Since the independent advisory board was created in 1993, it has reviewed about 60 cases, most involving priests, Cromwell said. About half of those cases included strong evidence that the allegations were true, he said.

"They run the gamut from horrendous, episodic abusive conduct with multiple victims to cases of a single act of touching inappropriately," he said. "But the majority involve incidents that allegedly occurred long, long ago."

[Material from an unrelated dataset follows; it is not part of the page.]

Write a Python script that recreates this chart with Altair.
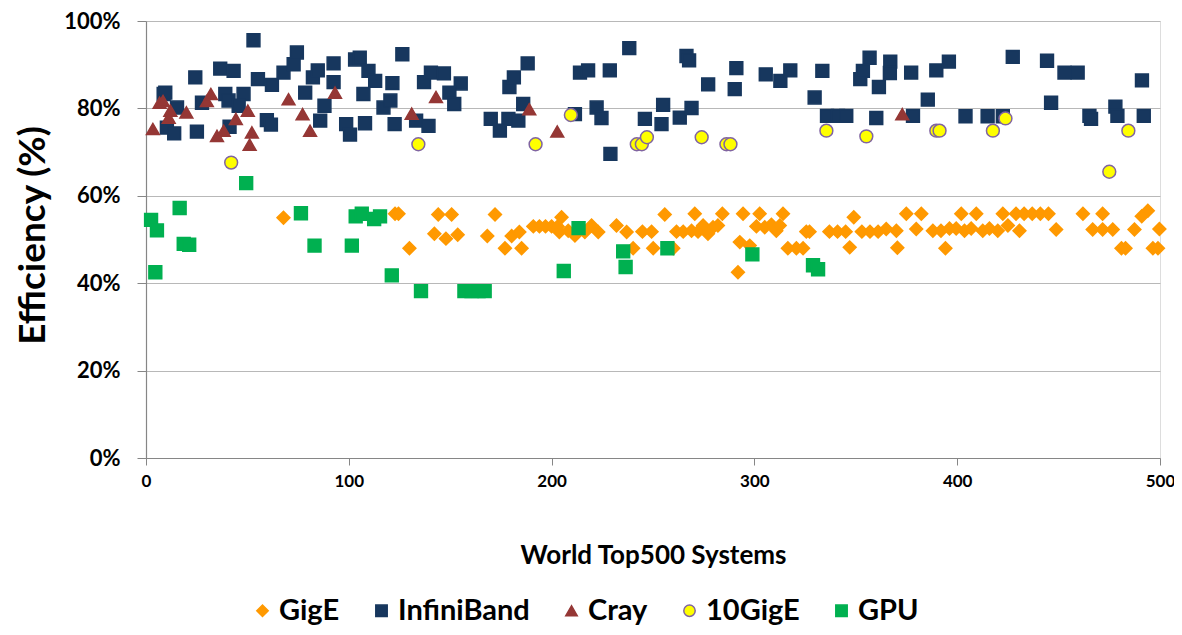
import altair as alt
import pandas as pd

# ---- data ----
series_names = ["GigE", "InfiniBand", "Cray", "10GigE", "GPU"]

gige_x = [67.8, 122.8, 124.5, 129.9, 142.2, 144.1, 147.9, 150.7, 153.7, 168.3, 172.1, 177, 180.3, 184.1, 185.2,
          191, 194, 197, 200, 203, 204.9, 203.8, 208.2, 211.5, 216.4, 219.7, 223, 232, 237, 240.2, 244.8,
          249.3, 255.8, 250.1, 260, 261.6, 264.9, 270.6, 269, 272.2, 274.7, 277.1, 279.6, 282, 284.2,
          291.9, 292.8, 297.7, 294.4, 302.6, 301, 305.1, 308.4, 310.8, 312.5, 314.1, 316.5, 320.7, 324,
          325.6, 327.2, 347, 349, 337, 341, 345, 353, 357, 361, 365, 370, 370.5, 374.9, 382.3, 379.8,
          388, 392, 396.2, 399.5, 403.6, 406.9, 412.6, 415.9, 420, 425, 430.7, 394.2, 402, 409.4, 422.5,
          429, 433, 437, 441, 445, 448.8, 462, 471.7, 466.8, 471.7, 476.7, 481, 483, 487.4, 491, 494,
          496.5, 499, 499.7]
gige_y = [55, 55.9, 55.9, 48, 51.3, 55.7, 50.2, 55.7, 51.1, 50.8, 55.7, 48, 50.8, 51.7, 48,
          53, 53, 53, 53, 53, 55.1, 51.7, 52, 50.9, 51.7, 53.2, 51.7, 53.2, 51.7, 48, 51.8,
          51.8, 55.7, 48, 48, 51.8, 51.8, 55.9, 52, 51.8, 53.2, 51.3, 52.8, 53.2, 55.9,
          42.5, 49.4, 48.6, 55.9, 55.9, 53, 52.8, 53.4, 52, 53.2, 55.9, 48, 48, 48,
          51.8, 51.8, 48.2, 55.1, 51.8, 51.8, 51.8, 51.8, 51.8, 51.8, 52.4, 52, 48.1, 55.9, 55.9, 52.4,
          52, 52, 52.5, 52.5, 52, 52.5, 52, 52.5, 52, 53.2, 52, 48, 55.9, 55.9, 55.9,
          55.9, 55.9, 55.9, 55.9, 55.9, 52.3, 55.9, 55.9, 52.3, 52.3, 52.3, 48, 48, 52.3, 55.3, 56.6,
          48, 48, 52.4]

ib_x = [8.7, 9.5, 15.3, 10.3, 13.9, 24.3, 25.1, 27.6, 36.6, 43.2, 39.1, 40.7, 48.1, 45.7, 41.2, 53.0, 55.2,
        62.1, 59.6, 61.6, 67.8, 74.4, 72.8, 78.5, 82.3, 84.7, 88.0, 85.9, 92.5, 92.5, 98.7, 100.6, 108,
        103.1, 105.4, 109.7, 113, 107.2, 117.1, 120.5, 121.5, 122.6, 126.4, 137.1, 140.5, 146.9, 155.2,
        149.6, 152, 133.2, 139.3, 170, 174.5, 178.7, 183.6, 186, 179.2, 181.4, 188.2, 211.5, 214, 218,
        222.2, 224.6, 228.7, 238.3, 229, 246, 255, 254.2, 263.2, 269, 266.5, 267.8, 277.2, 291.1, 290.3,
        305.6, 312.8, 317.7, 329.7, 333.5, 335.8, 341.2, 345.3, 352.2, 353.5, 356.8, 361.4, 360.1, 367,
        366.8, 377.3, 389.7, 395.9, 385.5, 378.2, 404.1, 415, 422.5, 427.4, 444.3, 452.9, 459.4, 446.3,
        465.2, 466, 478, 479, 491.1, 492]
ib_y = [83.3, 83.6, 80.2, 75.6, 74.3, 87.1, 74.7, 81.3, 89.1, 88.6, 83.3, 81.8, 83.3, 80.6, 75.8, 95.6, 86.7,
        85.4, 77.3, 76.3, 88.2, 92.8, 90.1, 83.6, 87.1, 88.7, 80.6, 77.2, 90.3, 86.0, 76.4, 74.0, 76.6,
        91.2, 91.6, 88.6, 86.3, 83.3, 80.2, 81.8, 85.8, 76.4, 92.4, 86, 88.2, 88, 85.7,
        83.6, 81, 77.2, 76, 77.6, 74.9, 77.6, 77.2, 81, 84.9, 87.1, 90.3, 78.7, 88.2, 88.7,
        80.2, 77.8, 88.7, 93.8, 69.6, 77.6, 80.8, 76.4, 77.9, 80.1, 92, 91, 85.5, 89.2, 84.4,
        87.8, 86.3, 88.7, 82.5, 88.6, 78.3, 78.3, 78.3, 86.7, 88.6, 91.6, 84.9, 77.8, 90.7,
        88.1, 88.2, 88.7, 90.7, 82, 78.3, 78.2, 78.2, 78.2, 91.8, 90.9, 88.2, 88.2, 81.3,
        78.3, 77.6, 80.4, 78.3, 86.4, 78.3]

cray_x = [3.4, 6.7, 8.4, 12, 11.2, 19.9, 30, 32, 35, 38.3, 44.3, 50.2, 52.2, 51.1, 70.3, 77.2, 80.9, 93.2,
          131, 143, 189, 202.8, 372.9]
cray_y = [75.3, 81.3, 81.7, 79.5, 77.9, 79.1, 81.7, 83.3, 73.7, 74.9, 77.6, 79.5, 74.5, 71.7, 82.1, 78.7, 74.9,
          83.6, 78.8, 82.6, 79.8, 74.7, 78.7]

tengige_x = [42, 134.3, 192.1, 209.5, 242, 244.5, 247, 274, 286.2, 288.2, 335.5, 355.2, 389.7, 391.3,
             417.6, 423.8, 475, 484.4]
tengige_y = [67.6, 71.8, 71.8, 78.5, 71.8, 71.8, 73.4, 73.4, 71.8, 71.8, 74.9, 73.6, 74.9, 74.9,
             74.9, 77.7, 65.5, 74.9]

gpu_x = [2.5, 5.4, 4.6, 16.6, 18.6, 21.3, 49.4, 76.4, 83.1, 101.5, 103.4, 106.4, 112.5, 115.4, 121.2,
         135.6, 157, 160.5, 164, 167, 206, 213.3, 235.3, 236.5, 257.1, 299, 328.9, 331.4]
gpu_y = [54.5, 52.1, 42.5, 57.2, 49, 48.8, 62.9, 56, 48.6, 48.6, 55.3, 55.9, 54.7, 55.3, 41.8,
         38.2, 38.2, 38.2, 38.2, 38.2, 42.8, 52.6, 47.3, 43.7, 48, 46.6, 44.1, 43.2]

x_ticks = [0, 100, 200, 300, 400, 500]
y_ticks = [0, 20, 40, 60, 80, 100]

fill_colors = ["#FF9900", "#17375E", "#953735", "#FFFF00", "#00B050"]
stroke_colors = ["#FF9900", "#17375E", "#953735", "#8064A2", "#00B050"]
shapes = ["diamond", "square", "triangle-up", "circle", "square"]

frames = []
for name, xs, ys in [("GigE", gige_x, gige_y), ("InfiniBand", ib_x, ib_y), ("Cray", cray_x, cray_y),
                     ("10GigE", tengige_x, tengige_y), ("GPU", gpu_x, gpu_y)]:
    frames.append(pd.DataFrame({"x": xs, "y": ys, "series": name}))
df = pd.concat(frames, ignore_index=True)

FONT = "Lato"

legend = alt.Legend(
    title=None, orient="none", direction="horizontal", legendX=102, legendY=575,
    labelFont=FONT, labelFontWeight="bold", labelFontSize=29, labelColor="black",
    symbolSize=130, symbolStrokeWidth=1.5, labelOffset=2, columnPadding=27,
)

chart = alt.Chart(df).mark_point(size=165, strokeWidth=1.5, opacity=1, fillOpacity=1).encode(
    x=alt.X("x:Q", scale=alt.Scale(domain=[0, 500], nice=False, zero=False),
            axis=alt.Axis(values=x_ticks, grid=False, title="World Top500 Systems",
                          tickSize=7, tickColor="#868686", domainColor="#868686", domainWidth=1.2,
                          labelFont=FONT, labelFontWeight="bold", labelFontSize=17, labelColor="black",
                          labelPadding=8, labelFlush=False,
                          titleFont=FONT, titleFontWeight="bold", titleFontSize=26, titleColor="black",
                          titleY=97, titleBaseline="middle")),
    y=alt.Y("y:Q", scale=alt.Scale(domain=[0, 100], nice=False),
            axis=alt.Axis(values=y_ticks, labelExpr="datum.value + '%'", grid=True,
                          gridColor="#B8B8B8", gridWidth=1.2,
                          tickSize=9, tickColor="#868686", domainColor="#868686", domainWidth=1.2,
                          labelFont=FONT, labelFontWeight="bold", labelFontSize=22, labelColor="black",
                          labelPadding=17,
                          title="Efficiency (%)", titleFont=FONT, titleFontWeight="bold",
                          titleFontSize=37, titleColor="black", titleX=-113, titleY=214,
                          titleAngle=270, titleAlign="center", titleBaseline="middle")),
    fill=alt.Fill("series:N", scale=alt.Scale(domain=series_names, range=fill_colors), legend=legend),
    stroke=alt.Stroke("series:N", scale=alt.Scale(domain=series_names, range=stroke_colors), legend=legend),
    shape=alt.Shape("series:N", scale=alt.Scale(domain=series_names, range=shapes), legend=legend),
).properties(
    width=1014, height=437,
    padding={"left": 138, "top": 13, "right": 14, "bottom": 169},
    autosize=alt.AutoSizeParams(type="none"),
).configure_view(strokeWidth=0).configure(background="white")

chart.save("out.html", embed_options={"renderer": "svg", "actions": False})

Robert L. Hanley Jr., an attorney who won an out-of-court settlement in 1993 for a young woman who claimed she was abused as a teen-ager by priest Richard G. Deakin, said past cases of abuse might never come to light because of rulings by Maryland courts. Under state law, civil suits can rarely be brought more than three years after the offense.

Landmark case

Attorneys who have dealt with the church on sexual abuse cases say the case of John Merzbacher in the mid-1990s was largely responsible for pushing the Baltimore Archdiocese to address child sexual abuse more aggressively.

Merzbacher was not a priest, but a teacher in the Catholic Community School in South Baltimore. For years in the 1970s, he molested and raped boys and girls from his eighth-grade classes, but his actions were not publicly revealed until January 1994 despite warnings from another teacher who suspected Merzbacher was having sex with his students. He is serving a life sentence for rape.

"I was absolutely disappointed the way the archdiocese handled the case, because there were actual, real warnings, and they were pushed aside," said Suder, who represented several of the students in a civil lawsuit. "But I must say that the Merzbacher case basically was the case that woke up the Catholic Church in Baltimore."

Since that case, Suder said, church officials have been far more diligent about reporting suspected abuse to prosecutors. In 1995, the Rev. Charles O. Rouse, pastor of St. Rose of Lima Church in Brooklyn, was suspended after accusations that he had abused several minors from 1976 to 1981.

Search for victims

Church officials told parishioners about the allegations and encouraged other victims to come forward.

In late 1997, the archdiocese also publicly sought victims of the Rev. Laurence F.X. Brett, who allegedly abused several students while he was a chaplain at Calvert Hall College in Towson in the early 1970s and was removed from the school. Before coming to Baltimore, however, Brett had been assigned to a Connecticut church, where he was at the center of a $750,000 judgment against the Diocese of Bridgeport.